Before we go any further, it is worth noting while Burrow has solidified his position, we have seen November collapses before.

Mississippi State’s Dak Prescott was in the driver’s seat at this same point in 2014 behind the strength of three top-10 wins, only to lose at then-No. 5 Alabama on Nov. 15 and wound up eighth in a vote claimed by Oregon’s Marcus Mariota. Similarly, Collin Klein had put Kansas State on his back and pushed it to No. 2 in the rankings by Nov. 10, only to have a loss in the 11th game of the season — a stunner vs. unranked Baylor — spoil a campaign that ended in a third-place behind Manziel.

But beyond LSU’s dominance and a schedule that ahead of the SEC Championship Game has four-win Ole Miss, two-win Arkansas and Texas A&M — which has lost three games to ranked opponents by an average of 13.6 points — remaining, Burrow’s standing is also buoyed by a dwindling list of legitimate contenders.

At the season’s halfway point, it appeared there were only five players who could realistically win: Burrow, Ohio State’s Justin Fields, Oklahoma’s Jalen Hurts, Alabama’s Tua Tagovailoa and Wisconsin’s Jonathan Taylor, while the Buckeyes’ Chase Young was making some noise as that rare defensive player.

Tagovailoa, along with the loss head-to-head vs. Burrow has missed a game (something no winner has done since Florida State’s Charlie Ward in 1993); Hurts has the numbers in ranking second in FBS with 3,611 total yards, but his team is ranked 10th and currently on the outside looking in at the CFP party (which every winner except Louisville’s Lamar Jackson has taken part in since its inception); and Taylor has mixed good performances with bad, including a mere 52 yards vs. Ohio State. Then there’s Young, who, whether you put any stock in a strictly defensive player ever having a chance — which this voter doesn’t — is out of the running with his suspension.

That leaves Fields.

His team very much in the College Football Playoff hunt and with two ranked opponents in No. 9 Penn State and No. 15 Michigan remaining (and a likely showdown with No. 8 Minnesota for the Big Ten crown), the Buckeyes quarterback is the only logical challenger to Burrow. That said, Fields is on pace — even with a conference championship game appearance — for a mere 3,186 total yards to go with 49 touchdowns, the yardage a red flag as it’s over 1,400 below the average for Heisman-winning passers this decade.

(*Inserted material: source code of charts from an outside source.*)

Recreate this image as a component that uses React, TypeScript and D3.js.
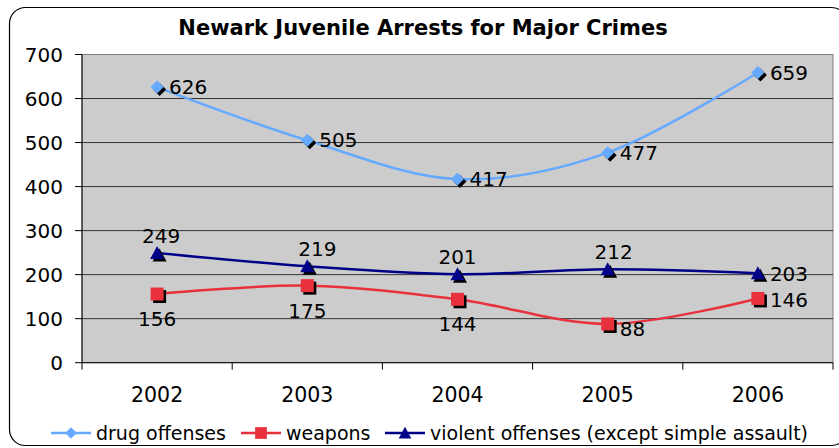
import React from "react";
import * as d3 from "d3";

const years = ["2002", "2003", "2004", "2005", "2006"];
const drugOffenses = [626, 505, 417, 477, 659];
const weapons = [156, 175, 144, 88, 146];
const violentOffenses = [249, 219, 201, 212, 203];
const yTicks = [0, 100, 200, 300, 400, 500, 600, 700];

const W = 839, H = 448;
const L = 82, R = 833, T = 54.5, B = 362.7;
const FONT = "'DejaVu Sans', Verdana, sans-serif";

export default function App() {
  const x = d3.scaleBand<string>().domain(years).range([L, R]).padding(0);
  const cx = (i: number) => (x(years[i]) as number) + x.bandwidth() / 2;
  const y = d3.scaleLinear().domain([0, 700]).range([B, T]);
  const line = d3.line<number>().x((_, i) => cx(i)).y((d) => y(d)).curve(d3.curveCatmullRom.alpha(0));

  const diamond = (px: number, py: number, fill: string, k = 1) => (
    <path d={`M${px},${py - 6.5 * k}L${px + 6.5 * k},${py}L${px},${py + 6.5 * k}L${px - 6.5 * k},${py}Z`} fill={fill} />
  );
  const square = (px: number, py: number, fill: string, k = 1) => (
    <rect x={px - 6.5 * k} y={py - 6.5 * k} width={13 * k} height={13 * k} fill={fill} />
  );
  const tri = (px: number, py: number, fill: string, k = 1) => (
    <path d={`M${px},${py - 7 * k}L${px + 7 * k},${py + 6 * k}L${px - 7 * k},${py + 6 * k}Z`} fill={fill} />
  );

  const series = [
    { name: "drug offenses", data: drugOffenses, color: "#66aaff", marker: diamond },
    { name: "weapons", data: weapons, color: "#e8313c", marker: square },
    { name: "violent offenses (except simple assault)", data: violentOffenses, color: "#000088", marker: tri },
  ];

  // label placement per series/point: [dx, dy, anchor]
  const drugPos = drugOffenses.map(() => [12, 7, "start"]);
  const weaponPos = [[0, 32, "middle"], [0, 32, "middle"], [0, 32, "middle"], [12, 12, "start"], [12, 9, "start"]];
  const violentPos = [[4, -10, "middle"], [10, -10, "middle"], [0, -10, "middle"], [6, -10, "middle"], [12, 8, "start"]];
  const positions = [drugPos, weaponPos, violentPos];

  const legend = [
    { x0: 51, tx: 96 },
    { x0: 241, tx: 286 },
    { x0: 385, tx: 430 },
  ];
  const ly = 433;

  return (
    <svg width={W} height={H} style={{ position: "absolute", left: 0, top: 0, background: "#fff" }} fontFamily={FONT}>
      <rect x={9.5} y={7.5} width={838} height={438} rx={16} fill="#fff" stroke="#000" strokeWidth={1.2} />
      <text x={423} y={35} textAnchor="middle" fontWeight="bold" fontSize={21}>Newark Juvenile Arrests for Major Crimes</text>
      <rect x={L} y={T} width={R - L} height={B - T} fill="#cccccc" stroke="#808080" strokeWidth={1} />
      {yTicks.map((t) => (
        <g key={t}>
          {t > 0 && t < 700 && <line x1={L} x2={R} y1={y(t)} y2={y(t)} stroke="#333" strokeWidth={1} />}
          <line x1={L - 7} x2={L} y1={y(t)} y2={y(t)} stroke="#000" />
          <text x={L - 19} y={y(t) + 7.5} textAnchor="end" fontSize={20}>{t}</text>
        </g>
      ))}
      <line x1={L} x2={L} y1={T} y2={B} stroke="#000" />
      <line x1={L} x2={R} y1={B} y2={B} stroke="#000" />
      {years.map((yr, i) => (
        <g key={yr}>
          <line x1={x(yr) as number} x2={x(yr) as number} y1={B} y2={B + 7} stroke="#000" />
          <text x={cx(i)} y={402} textAnchor="middle" fontSize={20.5}>{yr}</text>
        </g>
      ))}
      <line x1={R} x2={R} y1={B} y2={B + 7} stroke="#000" />
      {series.map((s, si) => (
        <g key={s.name}>
          <path d={line(s.data) || ""} fill="none" stroke={s.color} strokeWidth={2.5} />
          {s.data.map((v, i) => (
            <g key={i}>
              {s.marker(cx(i) + 2.5, y(v) + 2.5, "#000")}
              {s.marker(cx(i), y(v), s.color)}
              <text x={cx(i) + (positions[si][i][0] as number)} y={y(v) + (positions[si][i][1] as number)}
                textAnchor={positions[si][i][2] as any} fontSize={20}>{v}</text>
            </g>
          ))}
        </g>
      ))}
      {series.map((s, si) => (
        <g key={"lg" + si}>
          <line x1={legend[si].x0} x2={legend[si].x0 + 40} y1={ly} y2={ly} stroke={s.color} strokeWidth={2.5} />
          {s.marker(legend[si].x0 + 20, ly, s.color, 0.9)}
          <text x={legend[si].tx} y={ly + 6.5} fontSize={19}>{s.name}</text>
        </g>
      ))}
    </svg>
  );
}
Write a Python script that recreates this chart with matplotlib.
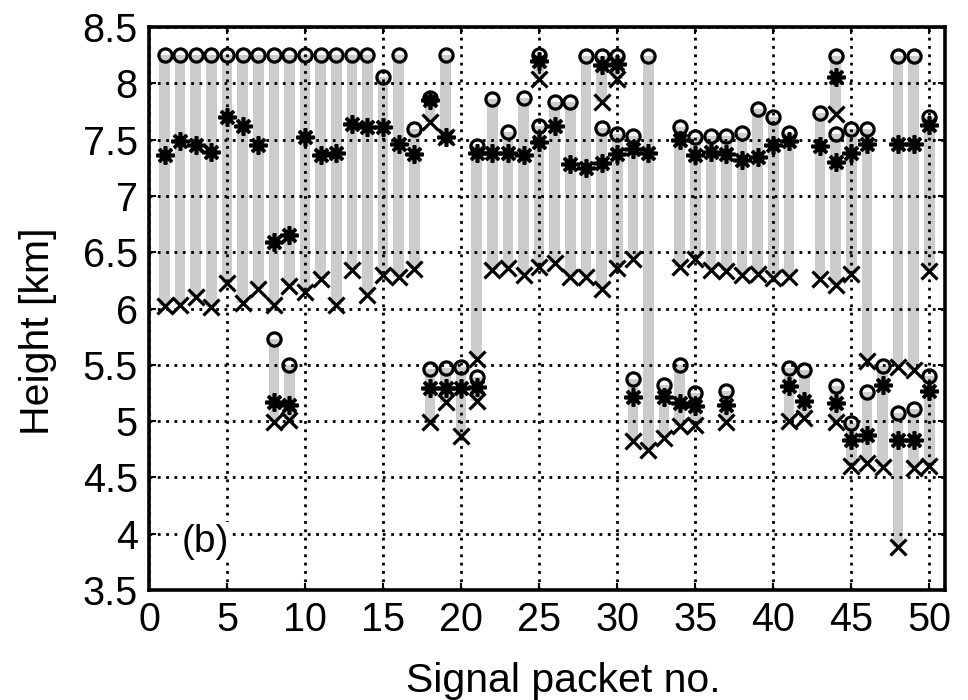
import numpy as np
import matplotlib
matplotlib.use('Agg')
import matplotlib.pyplot as plt
from matplotlib.ticker import FuncFormatter

plt.rcParams['font.family'] = ['Liberation Sans', 'DejaVu Sans']

# Data: each entry is one source group within a signal packet
# packet no., max (o), mean (*), min (x)  [km]
packet = [1, 2, 3, 4, 5, 6, 7, 8, 9, 10,
          11, 12, 13, 14, 15, 16, 17, 18, 19, 21,
          22, 23, 24, 25, 25, 26, 27, 28, 29, 29,
          30, 30, 31, 32, 34, 35, 36, 37, 38, 39,
          40, 41, 43, 44, 44, 45, 46, 48, 49, 50,
          8, 9, 18, 19, 20, 21, 31, 33, 34, 35,
          37, 41, 42, 44, 45, 46, 47, 48, 49, 50]
h_max = [8.25, 8.25, 8.25, 8.25, 8.25, 8.25, 8.25, 8.25, 8.25, 8.25,
         8.25, 8.25, 8.25, 8.25, 8.06, 8.25, 7.59, 7.87, 8.25, 7.44,
         7.86, 7.57, 7.87, 8.25, 7.62, 7.83, 7.83, 8.24, 8.24, 7.60,
         8.24, 7.55, 7.53, 8.24, 7.61, 7.52, 7.53, 7.53, 7.56, 7.77,
         7.70, 7.56, 7.74, 8.24, 7.55, 7.59, 7.59, 8.24, 8.24, 7.70,
         5.73, 5.50, 5.46, 5.47, 5.48, 5.39, 5.37, 5.32, 5.50, 5.25,
         5.27, 5.47, 5.45, 5.31, 4.98, 5.26, 5.49, 5.07, 5.11, 5.40]
h_mean = [7.36, 7.49, 7.45, 7.39, 7.70, 7.62, 7.45, 6.59, 6.65, 7.52,
          7.36, 7.38, 7.64, 7.61, 7.61, 7.46, 7.37, 7.85, 7.52, 7.38,
          7.38, 7.38, 7.36, 8.20, 7.48, 7.62, 7.28, 7.25, 8.16, 7.29,
          8.17, 7.37, 7.42, 7.38, 7.50, 7.36, 7.39, 7.37, 7.32, 7.35,
          7.45, 7.49, 7.44, 8.06, 7.30, 7.38, 7.46, 7.46, 7.46, 7.63,
          5.17, 5.14, 5.29, 5.29, 5.29, 5.30, 5.21, 5.21, 5.16, 5.13,
          5.14, 5.31, 5.18, 5.16, 4.83, 4.88, 5.32, 4.83, 4.83, 5.27]
h_min = [6.02, 6.03, 6.10, 6.01, 6.23, 6.05, 6.17, 6.03, 6.20, 6.15,
         6.26, 6.03, 6.34, 6.12, 6.30, 6.28, 6.35, 7.66, 7.52, 5.55,
         6.34, 6.36, 6.30, 8.04, 6.37, 6.40, 6.28, 6.28, 7.83, 6.17,
         8.04, 6.36, 6.44, 4.74, 6.37, 6.44, 6.34, 6.33, 6.30, 6.31,
         6.27, 6.28, 6.26, 7.73, 6.21, 6.31, 5.53, 5.48, 5.45, 6.33,
         4.99, 5.01, 4.99, 5.17, 4.87, 5.18, 4.82, 4.85, 4.96, 4.97,
         4.99, 5.00, 5.03, 4.99, 4.60, 4.63, 4.59, 3.88, 4.58, 4.60]

packet = np.array(packet)
h_max = np.array(h_max)
h_mean = np.array(h_mean)
h_min = np.array(h_min)

fig = plt.figure(figsize=(9.68, 7.0), dpi=100)
ax = fig.add_axes([0.1539, 0.1571, 0.8223, 0.8043])

# gray range bars
ax.bar(packet, h_max - h_min, bottom=h_min, width=0.68, color='#cccccc',
       edgecolor='none', zorder=1)

ax.plot(packet, h_max, linestyle='none', marker='o', ms=9.5, mfc='none',
        mec='k', mew=2.3, zorder=4)
ax.plot(packet, h_mean, linestyle='none', marker=(8, 2, 0), ms=13,
        mec='k', mew=2.6, zorder=4)
ax.plot(packet, h_min, linestyle='none', marker='x', ms=11,
        mec='k', mew=2.3, zorder=4)

ax.set_xlim(0, 51)
ax.set_ylim(3.5, 8.5)
ax.set_xticks(np.arange(0, 51, 5))
ax.set_yticks(np.arange(3.5, 8.51, 0.5))
ax.yaxis.set_major_formatter(FuncFormatter(lambda v, p: '%g' % v))

ax.set_axisbelow(False)
ax.grid(True, color='k', linestyle=(0, (1, 2.0)), linewidth=2.0)

for s in ax.spines.values():
    s.set_linewidth(2.6)
ax.tick_params(direction='in', length=5, width=1.5, top=True, right=True,
               labelsize=28.5, pad=8)

ax.set_xlabel('Signal packet no.', fontsize=29.5)
ax.set_ylabel('Height [km]', fontsize=29.5)
ax.xaxis.set_label_coords(0.521, -0.162)
ax.xaxis.label.set_va('center')
ax.yaxis.set_label_coords(-0.14, 0.46)
ax.yaxis.label.set_va('center')

ax.text(2.1, 3.93, '(b)', fontsize=28, ha='left', va='center', zorder=5,
        bbox=dict(facecolor='white', edgecolor='none', pad=1))

fig.savefig('out.png', dpi=100)
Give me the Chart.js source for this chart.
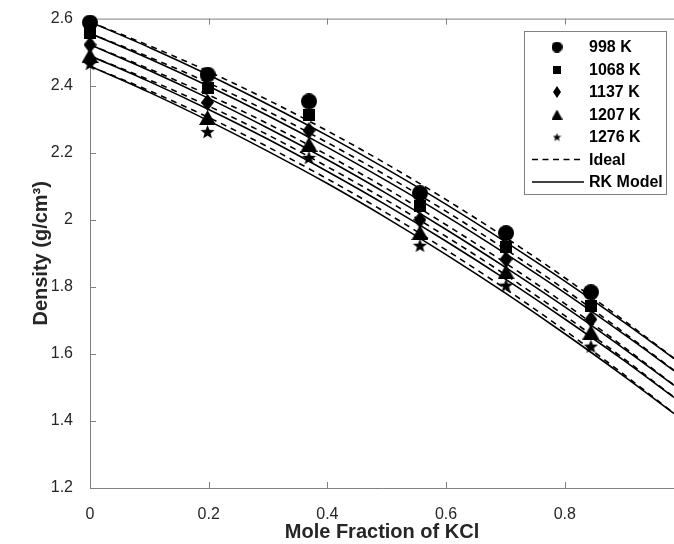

LSU has had just one quarterback finish in the top four in voting — Bert Jones in 1972 — and has never had a passer reach New York as a finalist.

At a minimum, Burrow is going to overcome both of those distinctions and he may have given us a reality where there are only two storylines worth watching in this Heisman race: who finishes second, and just how big the Tigers quarterback’s margin of victory is going to be.